58) My Fellow Citizens Ben Boone

"We hold these truths to be self-evident, that all men are created equal ... they [should therefore] not be judged by the color of their skin, but by the content of their character." – Martin Luther King, 1963

Benjamin Boone’s life -- thus far: Born in Statesville, NC in 1963; related to Daniel Boone; youngest of five sons; moved all over since; recorded rhinoceros vocalizations in Zimbabwe; was a Music Manager in New York; plays sax all over the U.S.A. and Europe; compositions performed all over the world and on numerous CD’s; teaches theory/composition at California State University, Fresno.

59) Meadow Butler Tova Kardonne

Meadow Butter was composed and sung by Tova, and also sung, and recorded by Amy Medvick, multi-instrumentalist and collaborator. It was inspired by delicious fat.

Tova Kardonne’s formative choral experiences and her Conservatory training in viola and piano fed into a passion for classical, African, Eastern European and Klezmer music. She earned her Vocal Jazz Diploma from Humber College, where she received instruction of Shannon Gunn, Pat LaBarbera, John Macleod and Don Palmer among others. She composes/choreographs a cappella performance art, sings her Balkan-Jazz fusion compositions with 8-piece band The Thing Is, and performs with the Composers Collective Big Band. Tova holds an Hon. B.A. from the University of Toronto with majors in French Linguistics and Philosophy and a minor in Mathematics.

60) Daddy Richard Hall

Daddy is an electronic piece written for the 60x60 project. It is fourth in a series based on the growth and development of the composer’s four-year-old daughter Julia. (The first three: Gerburt von Julia , Julia Lernt das ABC, and Julia’a Gonna Count). The work contains one sample of Julia chopped into several different fragments, which are manipulated in real-time utilizing delay and stereo panning. The piece is inspired by Steve Reich’s works utilizing sampling and beat displacements. The piece represents Julia’s curiosity in her father’s compositional process. (The last or “second” sample was accidentally recorded during another project.)
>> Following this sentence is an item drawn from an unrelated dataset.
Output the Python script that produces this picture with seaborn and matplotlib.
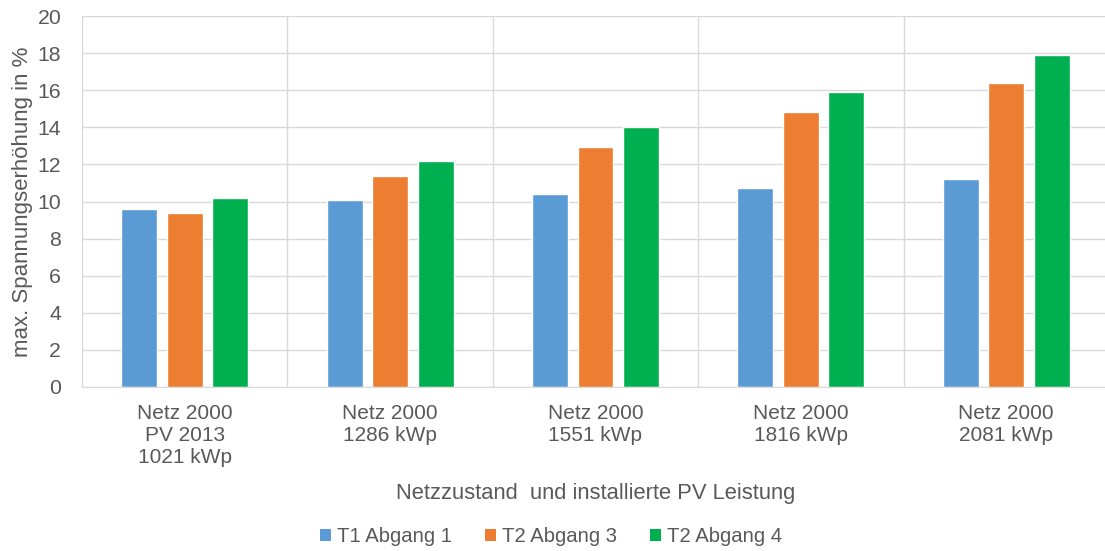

Richard Hall is a Senior Lecturer of Music at Texas State University. His teaching duties include Composition, Electronic Composition, Music Technology, and Humanities. He also assists with the Texas Mysterium for Modern Music Ensemble. He specializes in live laptop “art” music and has performed at many conferences, festivals and art museums throughout the country. Richard has received numerous commissions, scored two independent films, has several pieces published by Dorn Publications and Go Fish Music and is featured on ERM Media recordings.